- Classification: Division I
- Season: 2023–24
- Teams: 11
- Site: Thomas & Mack Center Paradise, Nevada
- Champions: UNLV (3rd title)
- Winning coach: Lindy La Rocque (3rd title)
- Television: Stadium/MWN, CBSSN

= 2024 Mountain West Conference women's basketball tournament =

American college basketball competition

The 2024 Mountain West Conference women's basketball tournament is the postseason women's basketball tournament for the Mountain West Conference. It is to be held March 10–13, 2024, at the Thomas & Mack Center on the campus of University of Nevada, Las Vegas, in Paradise, Nevada. The tournament champion will receive the conference's automatic bid to the NCAA tournament.

==Seeds==
All 11 Mountain West schools will participate in the tournament. Teams are to be seeded by conference record with a tiebreaker system to seed teams with identical percentages. The top five teams will receive byes into the tournament quarterfinals. The remaining teams will play in the first round. Tie-breaking procedures remained unchanged since the 2020 tournament.

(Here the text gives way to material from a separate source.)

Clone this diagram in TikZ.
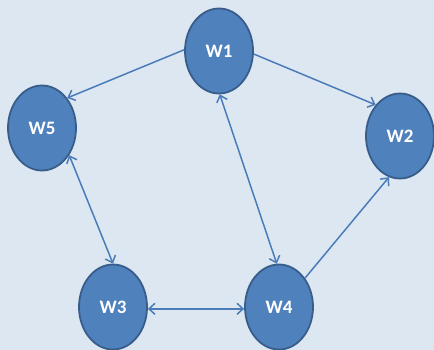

- Head-to-head record between the tied teams
- Record against the highest-seeded team not involved in the tie, going down through the seedings as necessary
- Higher NET

| Seed | School | Conf | Tiebreaker(s) |
|---|---|---|---|
| 1 | UNLV | 17–1 |  |
| 2 | New Mexico | 12–6 |  |
| 3 | Wyoming | 11–7 |  |
| 4 | Nevada | 10–8 | 4–1 against Colorado State/San Diego State/Boise State |
| 5 | Colorado State | 10–8 | 3–2 against Nevada/San Diego State/Boise State |
| 6 | Boise State | 10–8 |  |
| 7 | San Diego State | 10–8 |  |
| 8 | Air Force | 8–10 |  |
| 9 | Fresno State | 7–11 |  |
| 10 | San Jose State | 2–16 |  |
| 11 | Utah State | 2–16 |  |

==Schedule==

Game: Time; Matchup; Score; Television
First round – Sunday, March 10
1: 2:00 pm; No. 8 Air Force vs. No. 9 Fresno State; 44–62; Stadium
2: 4:30 pm; No. 7 San Diego State vs. No. 10 San Jose State; 72–51
3: 7:00 pm; No. 6 Boise State vs. No. 11 Utah State; 85–42
Quarterfinals – Monday, March 11
4: 12:00 pm; No. 1 UNLV vs. No. 9 Fresno State; 83–35; Stadium
5: 2:30 pm; No. 4 Nevada vs. No. 5 Colorado State; 54–65
6: 5:00 pm; No. 2 New Mexico vs. No. 7 San Diego State; 56–67
7: 7:30 pm; No. 3 Wyoming vs. No. 6 Boise State; 54–62
Semifinals – Tuesday, March 12
8: 5:00 pm; No. 1 UNLV vs. No. 5 Colorado State; 62–52; Stadium
9: 7:30 pm; No. 7 San Diego State vs. No. 6 Boise State; 72–69
Championship – Wednesday, March 13
10: 7:30 pm; No. 1 UNLV vs. No. 7 San Diego State; 66–49; CBSSN
Game times in PT. Rankings denote tournament seeding.